▶ **DATASET SECTION**

:::

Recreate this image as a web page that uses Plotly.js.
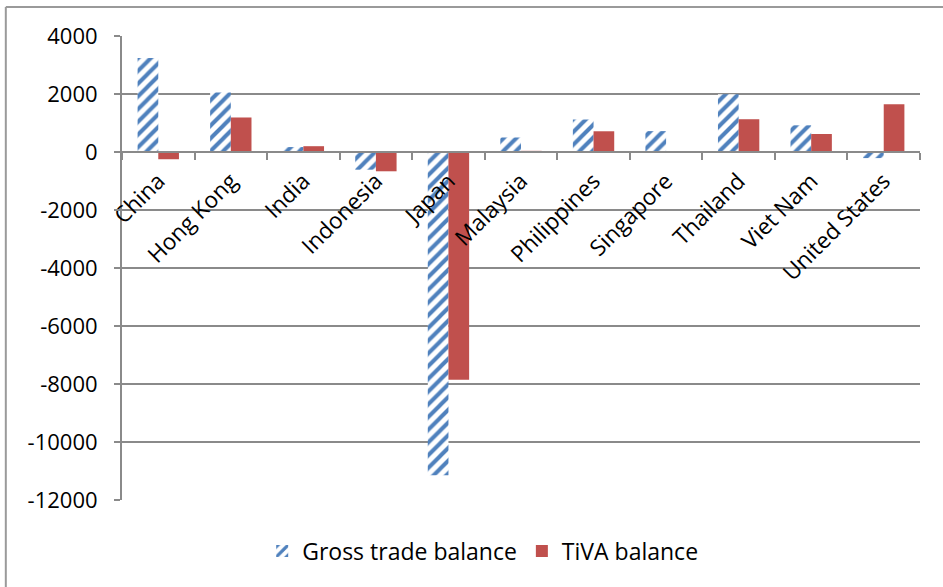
<!DOCTYPE html>
<html>
<head>
<meta charset="utf-8">
<script src="https://cdn.plot.ly/plotly-3.0.1.min.js"></script>
<style>
html,body{margin:0;padding:0;background:#fff;}
#chart{width:943px;height:587px;}
</style>
</head>
<body>
<div id="chart"></div>
<script>
const categories = ["China","Hong Kong","India","Indonesia","Japan","Malaysia","Philippines","Singapore","Thailand","Viet Nam","United States"];
const grossTrade = [3240, 2050, 170, -610, -11150, 500, 1120, 720, 1990, 920, -210];
const tivaBalance = [-250, 1190, 200, -665, -7850, 40, 715, 0, 1130, 620, 1645];
const yTicks = [4000, 2000, 0, -2000, -4000, -6000, -8000, -10000, -12000];

const FONT = "Open Sans, sans-serif";
const GRID = "#8a8a8a";

const traces = [
  {
    type: "bar", name: "Gross trade balance", x: categories, y: grossTrade,
    marker: {color: "#ffffff", line: {width: 0},
      pattern: {shape: "/", fgcolor: "#4F81BD", bgcolor: "#ffffff", size: 9, solidity: 0.45}},
    hoverinfo: "x+y"
  },
  {
    type: "bar", name: "TiVA balance", x: categories, y: tivaBalance,
    marker: {color: "#C0504D", line: {width: 0}},
    hoverinfo: "x+y"
  }
];

const layout = {
  width: 943, height: 587,
  margin: {l: 122, r: 23, t: 36, b: 87},
  paper_bgcolor: "#ffffff", plot_bgcolor: "#ffffff",
  font: {family: FONT, size: 21, color: "#000"},
  barmode: "group", bargap: 0.43, bargroupgap: 0,
  showlegend: true,
  legend: {orientation: "h", x: 0.452, xanchor: "center", y: -0.11, yanchor: "middle",
    font: {family: FONT, size: 23, color: "#000"}, itemwidth: 30, tracegroupgap: 0},
  xaxis: {
    type: "category", range: [-0.5, 10.5], anchor: "free", position: 0.75,
    showline: true, linecolor: GRID, linewidth: 2,
    ticks: "outside", tickson: "boundaries", ticklen: 7, tickwidth: 2, tickcolor: GRID,
    tickangle: -45, showgrid: false, zeroline: false, ticklabelstandoff: 6,
    tickfont: {family: FONT, size: 22.5, color: "#000"}
  },
  yaxis: {
    range: [-12000, 4000], tickvals: yTicks, ticktext: yTicks.map(String),
    showline: true, linecolor: GRID, linewidth: 2,
    ticks: "outside", ticklen: 6, tickwidth: 2, tickcolor: GRID,
    showgrid: true, gridcolor: GRID, gridwidth: 1.5, zeroline: false,
    ticklabelstandoff: 12,
    tickfont: {family: FONT, size: 22, color: "#000"}
  },
  shapes: [
    {type: "line", xref: "paper", yref: "paper", x0: -0.1456, x1: -0.1456, y0: 1.0625, y1: -0.2, line: {color: "#9a9a9a", width: 2}},
    {type: "line", xref: "paper", yref: "paper", x0: -0.1456, x1: 1.04, y0: 1.0625, y1: 1.0625, line: {color: "#9a9a9a", width: 2}}
  ]
};

Plotly.newPlot("chart", traces, layout, {displayModeBar: false, staticPlot: true});
</script>
</body>
</html>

:::

▶ **PROBLEM DESCRIPTION**
Reproduce all of the material exactly, apart from the pictures.

▶ **COMPLETE ANSWER**
Recreate this image as a web page that uses Plotly.js.
<!DOCTYPE html>
<html>
<head>
<meta charset="utf-8">
<script src="https://cdn.plot.ly/plotly-3.0.1.min.js"></script>
<style>
html,body{margin:0;padding:0;background:#fff;}
#chart{width:943px;height:587px;}
</style>
</head>
<body>
<div id="chart"></div>
<script>
const categories = ["China","Hong Kong","India","Indonesia","Japan","Malaysia","Philippines","Singapore","Thailand","Viet Nam","United States"];
const grossTrade = [3240, 2050, 170, -610, -11150, 500, 1120, 720, 1990, 920, -210];
const tivaBalance = [-250, 1190, 200, -665, -7850, 40, 715, 0, 1130, 620, 1645];
const yTicks = [4000, 2000, 0, -2000, -4000, -6000, -8000, -10000, -12000];

const FONT = "Open Sans, sans-serif";
const GRID = "#8a8a8a";

const traces = [
  {
    type: "bar", name: "Gross trade balance", x: categories, y: grossTrade,
    marker: {color: "#ffffff", line: {width: 0},
      pattern: {shape: "/", fgcolor: "#4F81BD", bgcolor: "#ffffff", size: 9, solidity: 0.45}},
    hoverinfo: "x+y"
  },
  {
    type: "bar", name: "TiVA balance", x: categories, y: tivaBalance,
    marker: {color: "#C0504D", line: {width: 0}},
    hoverinfo: "x+y"
  }
];

const layout = {
  width: 943, height: 587,
  margin: {l: 122, r: 23, t: 36, b: 87},
  paper_bgcolor: "#ffffff", plot_bgcolor: "#ffffff",
  font: {family: FONT, size: 21, color: "#000"},
  barmode: "group", bargap: 0.43, bargroupgap: 0,
  showlegend: true,
  legend: {orientation: "h", x: 0.452, xanchor: "center", y: -0.11, yanchor: "middle",
    font: {family: FONT, size: 23, color: "#000"}, itemwidth: 30, tracegroupgap: 0},
  xaxis: {
    type: "category", range: [-0.5, 10.5], anchor: "free", position: 0.75,
    showline: true, linecolor: GRID, linewidth: 2,
    ticks: "outside", tickson: "boundaries", ticklen: 7, tickwidth: 2, tickcolor: GRID,
    tickangle: -45, showgrid: false, zeroline: false, ticklabelstandoff: 6,
    tickfont: {family: FONT, size: 22.5, color: "#000"}
  },
  yaxis: {
    range: [-12000, 4000], tickvals: yTicks, ticktext: yTicks.map(String),
    showline: true, linecolor: GRID, linewidth: 2,
    ticks: "outside", ticklen: 6, tickwidth: 2, tickcolor: GRID,
    showgrid: true, gridcolor: GRID, gridwidth: 1.5, zeroline: false,
    ticklabelstandoff: 12,
    tickfont: {family: FONT, size: 22, color: "#000"}
  },
  shapes: [
    {type: "line", xref: "paper", yref: "paper", x0: -0.1456, x1: -0.1456, y0: 1.0625, y1: -0.2, line: {color: "#9a9a9a", width: 2}},
    {type: "line", xref: "paper", yref: "paper", x0: -0.1456, x1: 1.04, y0: 1.0625, y1: 1.0625, line: {color: "#9a9a9a", width: 2}}
  ]
};

Plotly.newPlot("chart", traces, layout, {displayModeBar: false, staticPlot: true});
</script>
</body>
</html>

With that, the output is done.